Concorde 1675 Rolex GMT-Master

There may be no better pairing in advertising historically than Concorde and the GMT-Master. Generally speaking, technology improves over time. The world marches on, iPhones get thinner, energy gets cleaner and more efficient, and AI will write your children’s homework and text your wife for you better than you can. But there are exceptions. Commercial supersonic travel was possible starting 1976. Then, in 2003, all of a sudden it wasn’t. I believe we should all be excited about the future and work to bring about the exciting future we imagine. I lamented the loss of Concorde so acutely as a child (thanks to Airfix) that, in a previous life, I interviewed and very seriously considered a role for a company called Boom Supersonic, a startup working to bring supersonic travel back to the world. Watches proved my calling, but today I get to enjoy both.

Here’s where the ultra-detailed fun begins. In one of Rolex’s many iconic vintage ads which read, ‘If you were X . . .you’d wear Y’, a brand-new supersonic Concorde was contrasted with a 1675 on a pilot’s wrist. But not any 1675. The watch in question was 18k yellow gold and sported a straight handset, like what you’d see on a period Daytona, batons. That handset became known as the Concorde and was only available on /8 yellow gold GMTs. This early combination is surprisingly rare and highly collected. They’re known as Concorde GMTs, purely for the ad and association. They’re about as nuanced and intricate as Rolex collecting comes, an aviator’s watch which tips the cap to one of aviation’s greatest achievements.

Interestingly, values for Concorde GMTs have remained relatively stable whilst the rest of the sport Rolex market has fluctuated massively, consistently hitting 65-80K at auction in the past 3-4 years and very slowly trending upward whilst the rest of Rolex has been mostly flat or down. In fact, this exact example traded hands at Phillips in their 2020 Racing Pulse Auction and is now being offered again through their retail presence in London for a premium. Then, it hammered at 73K. Today, it’s offered around 87. This leads the market but is not without precedent and as examples go, it’s wonderful. Most you’ll find are on Jubilee but the sporting edge a rivet Oyster bracelet lends I actually find more attractive, though I wouldn’t expect the bracelet to be original. Neither Concorde nor the GMT are really in their era anymore. One is a poignant warning for aviation’s future, the other something of a collector’s darling. They both remind me of childlike optimism, belief that world can be a better place, and remind me that we have work for that to be the case. They say watches are vessels for memory, it does appear to be the case.

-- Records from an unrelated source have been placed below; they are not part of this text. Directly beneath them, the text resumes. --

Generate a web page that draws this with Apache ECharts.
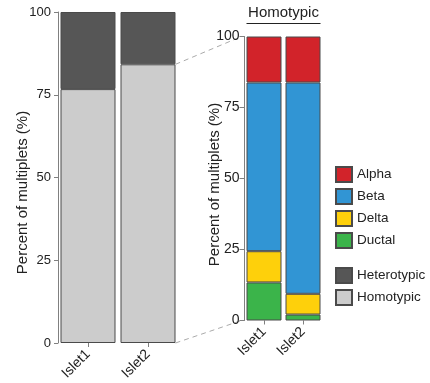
<!DOCTYPE html>
<html><head><meta charset="utf-8">
<script src="https://cdn.jsdelivr.net/npm/echarts@6/dist/echarts.min.js"></script>
<style>html,body{margin:0;padding:0;background:#fff}#c{width:430px;height:383px}</style>
</head><body><div id="c"></div>
<script>
const categories = ['Islet1', 'Islet2'];
const homotypic = [76.7, 84.2];
const heterotypic = [23.3, 15.8];
const ductal = [13.4, 2.1];
const delta = [11.0, 7.3];
const beta = [59.4, 74.4];
const alpha = [16.2, 16.2];
const yTicks = [0, 25, 50, 75, 100];

const F = 'Liberation Sans, Arial, sans-serif';
const chart = echarts.init(document.getElementById('c'), null, {renderer: 'canvas'});
const border = {borderColor: '#4a4a4a', borderWidth: 1};
function yAxis(idx, gap, fs, margin, tick, pad) {
  return {
    gridIndex: idx, type: 'value', min: 0, max: 100, interval: 25,
    name: 'Percent of multiplets (%)', nameLocation: 'middle', nameGap: gap, nameMoveOverlap: false,
    nameTextStyle: {fontFamily: F, fontSize: 15, color: '#222', padding: pad},
    axisLine: {show: true, lineStyle: {color: '#808080', width: 1}},
    axisTick: {show: true, length: tick, lineStyle: {color: '#808080'}},
    axisLabel: {fontFamily: F, fontSize: fs, color: '#222', margin: margin,
      formatter: v => yTicks.includes(v) ? String(v) : ''},
    splitLine: {show: false}
  };
}
function xAxis(idx, fs) {
  return {
    gridIndex: idx, type: 'category', data: categories,
    axisLine: {show: false},
    axisTick: {show: true, alignWithLabel: true, length: 4, lineStyle: {color: '#808080'}},
    axisLabel: {fontFamily: F, fontSize: fs, color: '#222', rotate: 45, margin: 9, interval: 0}
  };
}
const option = {
  animation: false,
  grid: [
    {left: 58, top: 12, width: 120, height: 331},
    {left: 244.5, top: 36.5, width: 78, height: 284}
  ],
  xAxis: [xAxis(0, 14), xAxis(1, 14)],
  yAxis: [yAxis(0, 28, 13, 7, 4, [0, 30, 0, 0]), yAxis(1, 22, 14, 5, 5, [0, 12, 0, 0])],
  legend: [
    {data: ['Alpha', 'Beta', 'Delta', 'Ductal'], orient: 'vertical', left: 335, top: 166, padding: 0,
     itemWidth: 16, itemHeight: 15, itemGap: 5, icon: 'rect',
     textStyle: {fontFamily: F, fontSize: 13.5, color: '#222', lineHeight: 15}},
    {data: ['Heterotypic', 'Homotypic'], orient: 'vertical', left: 335, top: 267, padding: 0,
     itemWidth: 16, itemHeight: 15, itemGap: 5, icon: 'rect',
     textStyle: {fontFamily: F, fontSize: 13.5, color: '#222', lineHeight: 15}}
  ],
  series: [
    {name: 'Homotypic', type: 'bar', stack: 'L', xAxisIndex: 0, yAxisIndex: 0, barWidth: 55,
     data: homotypic, itemStyle: Object.assign({color: '#cccccc'}, border)},
    {name: 'Heterotypic', type: 'bar', stack: 'L', xAxisIndex: 0, yAxisIndex: 0, barWidth: 55,
     data: heterotypic, itemStyle: Object.assign({color: '#565656'}, border)},
    {name: 'Ductal', type: 'bar', stack: 'R', xAxisIndex: 1, yAxisIndex: 1, barWidth: 35,
     data: ductal, itemStyle: Object.assign({color: '#3bb44a'}, border)},
    {name: 'Delta', type: 'bar', stack: 'R', xAxisIndex: 1, yAxisIndex: 1, barWidth: 35,
     data: delta, itemStyle: Object.assign({color: '#fed00b'}, border)},
    {name: 'Beta', type: 'bar', stack: 'R', xAxisIndex: 1, yAxisIndex: 1, barWidth: 35,
     data: beta, itemStyle: Object.assign({color: '#3195d4'}, border)},
    {name: 'Alpha', type: 'bar', stack: 'R', xAxisIndex: 1, yAxisIndex: 1, barWidth: 35,
     data: alpha, itemStyle: Object.assign({color: '#d2232a'}, border)}
  ]
};
chart.setOption(option);

// Decorations computed from the axes
const p2 = chart.convertToPixel({xAxisIndex: 0, yAxisIndex: 0}, ['Islet2', homotypic[1]]);
const p2b = chart.convertToPixel({xAxisIndex: 0, yAxisIndex: 0}, ['Islet2', 0]);
const r100 = chart.convertToPixel({xAxisIndex: 1, yAxisIndex: 1}, ['Islet1', 100]);
const r0 = chart.convertToPixel({xAxisIndex: 1, yAxisIndex: 1}, ['Islet1', 0]);
const rA = chart.convertToPixel({xAxisIndex: 1, yAxisIndex: 1}, ['Islet1', 0]);
const rB = chart.convertToPixel({xAxisIndex: 1, yAxisIndex: 1}, ['Islet2', 0]);
const xr0 = rA[0] - 17.5, xr1 = rB[0] + 17.5;
const xl = p2[0] + 27.5;
const axisX = 244.5 - 3;
const dash = {stroke: '#aaa', lineWidth: 1, lineDash: [5, 4]};
chart.setOption({
  graphic: [
    {type: 'line', shape: {x1: xl, y1: p2[1], x2: axisX, y2: r100[1]}, style: dash, silent: true},
    {type: 'line', shape: {x1: xl, y1: p2b[1], x2: axisX, y2: r0[1]}, style: dash, silent: true},
    {type: 'text', x: (xr0 + xr1) / 2, y: 13, style: {text: 'Homotypic', font: '15px ' + F, fill: '#222', align: 'center', verticalAlign: 'middle'}},
    {type: 'line', shape: {x1: xr0, y1: 23.5, x2: xr1, y2: 23.5}, style: {stroke: '#222', lineWidth: 1.2}}
  ]
});
</script></body></html>
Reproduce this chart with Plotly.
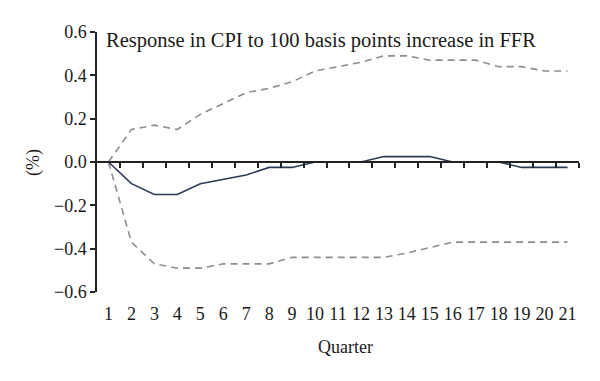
import plotly.graph_objects as go

quarters = list(range(1, 22))
response = [0, -0.10, -0.15, -0.15, -0.10, -0.08, -0.06, -0.025, -0.025, 0, 0, 0,
            0.025, 0.025, 0.025, 0, 0, 0, -0.025, -0.025, -0.025]
upper = [0, 0.15, 0.17, 0.15, 0.22, 0.27, 0.32, 0.34, 0.37, 0.42, 0.44, 0.46,
         0.49, 0.49, 0.47, 0.47, 0.47, 0.44, 0.44, 0.42, 0.42]
lower = [0, -0.37, -0.47, -0.49, -0.49, -0.47, -0.47, -0.47, -0.44, -0.44, -0.44, -0.44,
         -0.44, -0.42, -0.395, -0.37, -0.37, -0.37, -0.37, -0.37, -0.37]
y_ticks = [0.6, 0.4, 0.2, 0.0, -0.2, -0.4, -0.6]
y_tick_text = ["0.6", "0.4", "0.2", "0.0", "\u22120.2", "\u22120.4", "\u22120.6"]
title_text = "Response in CPI to 100 basis points increase in FFR"

FONT = "Liberation Serif"
fig = go.Figure()
dash_style = dict(color="#8e8e8e", width=1.6, dash="7px,5px")
fig.add_trace(go.Scatter(x=quarters, y=upper, mode="lines", line=dash_style, showlegend=False))
fig.add_trace(go.Scatter(x=quarters, y=lower, mode="lines", line=dash_style, showlegend=False))
fig.add_trace(go.Scatter(x=quarters, y=response, mode="lines",
                         line=dict(color="#2c3b55", width=1.6), showlegend=False))
# invisible trace so the zero-line axis (xaxis2) is drawn
fig.add_trace(go.Scatter(x=[quarters[0]], y=[0], xaxis="x2", mode="markers",
                         marker=dict(opacity=0), showlegend=False, hoverinfo="skip"))

ymin, ymax = min(y_ticks), max(y_ticks)
xr = [quarters[0] - 0.5, quarters[-1] + 0.5]
zero_pos = (0 - ymin) / (ymax - ymin)

fig.update_layout(
    width=600, height=381,
    margin=dict(l=97, r=21, t=32, b=89),
    paper_bgcolor="white", plot_bgcolor="white",
    font=dict(family=FONT, size=18, color="#1a1a1a"),
    xaxis=dict(range=xr, tickvals=quarters, ticktext=[str(q) for q in quarters],
               showline=False, showgrid=False, zeroline=False, ticks="",
               ticklabelstandoff=9, automargin=False),
    xaxis2=dict(range=xr, overlaying="x", anchor="free", position=zero_pos,
                tickvals=[q + 0.5 for q in quarters], showticklabels=False,
                showline=True, linecolor="#222", linewidth=1.5,
                ticks="outside", ticklen=5, tickwidth=1.5, tickcolor="#222",
                showgrid=False, zeroline=False, automargin=False),
    yaxis=dict(range=[ymin, ymax], tickvals=y_ticks, ticktext=y_tick_text,
               showline=True, linecolor="#222", linewidth=1.5,
               ticks="outside", ticklen=5, tickwidth=1.5, tickcolor="#222",
               showgrid=False, zeroline=False, automargin=False),
    annotations=[
        dict(text=title_text, xref="paper", yref="paper", x=0.014, y=1.0,
             xanchor="left", yanchor="middle", yshift=-8, showarrow=False,
             font=dict(size=20.5)),
        dict(text="(%)", xref="paper", yref="paper", x=-0.133, y=zero_pos,
             xanchor="center", yanchor="middle", textangle=-90, showarrow=False),
        dict(text="Quarter", xref="paper", yref="paper", x=0.515, y=0,
             xanchor="center", yanchor="middle", yshift=-55, showarrow=False),
    ],
)
fig.write_html("out.html", config={"displayModeBar": False},
               post_script="document.body.style.margin='0';")
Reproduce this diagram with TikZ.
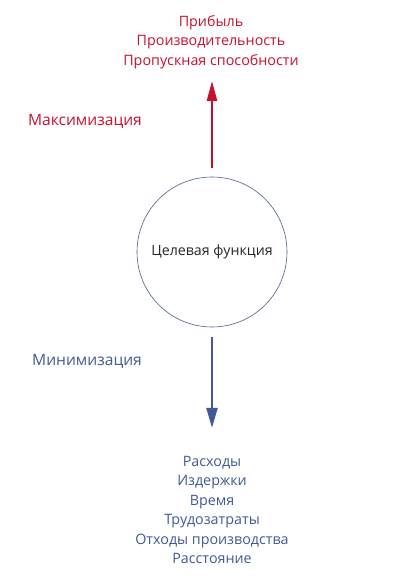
\documentclass[tikz,border=0pt]{standalone}
\usepackage{fontspec}
\setmainfont{Open Sans}
\usepackage{xcolor}
\usetikzlibrary{arrows.meta, positioning}

\definecolor{maxred}{HTML}{C8102E}
\definecolor{minblue}{HTML}{3F5A96}
\definecolor{ringblue}{HTML}{4A5F85}

\begin{document}
\begin{tikzpicture}[
    x=1pt, y=1pt,
    goalnode/.style={draw=ringblue, circle, line width=0.6pt, minimum size=150pt, inner sep=0pt, font=\fontsize{14.2}{16}\selectfont, text=black!85},
    list/.style={align=center, inner sep=0pt, font=\fontsize{14.3}{19.5}\selectfont},
    dirlbl/.style={inner sep=0pt, font=\fontsize{15.6}{18}\selectfont},
    maxarrow/.style={draw=maxred, line width=2.5pt, -{Triangle[length=20pt, width=10pt]}},
    minarrow/.style={draw=minblue, line width=2.5pt, -{Triangle[length=20pt, width=11pt]}},
]
\useasboundingbox (0,0) rectangle (419,587);

\node[goalnode] (goal) at (212,335) {Целевая функция};

\node[list, text=maxred] (maxlist) at (211,545) {Прибыль\\Производительность\\Пропускная способности};
\node[dirlbl, text=maxred] (maxlbl) at (85,466) {Максимизация};

\node[list, text=minblue] (minlist) at (212,77) {Расходы\\Издержки\\Время\\Трудозатраты\\Отходы производства\\Расстояние};
\node[dirlbl, text=minblue] (minlbl) at (87,226) {Минимизация};

\draw[maxarrow, shorten <=9pt, shorten >=12pt] (goal) -- (goal |- maxlist.south);
\draw[minarrow, shorten <=10pt, shorten >=28pt] (goal) -- (goal |- minlist.north);
\end{tikzpicture}
\end{document}
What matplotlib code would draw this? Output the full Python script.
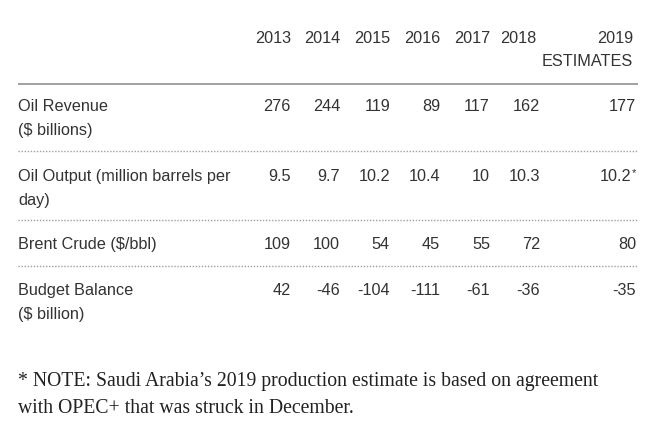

This example is beautiful on almost every level. The case is extremely defined, with great sharp edges and a light even patina all over, almost the bare minimum to let you know it hasn’t been refinished. Looks mega. The dial shows none of the ‘flames’ you often observe on these, it’s an entirely even deep burgundy, matching its lightly faded bezel. All tritium matches perfectly which does likely indicate that these Concorde hands are original to this dial. It comes on an Oyster, not claimed to be original, which does look fantastic. It comes from Phillips London based retail offering, Perpetual.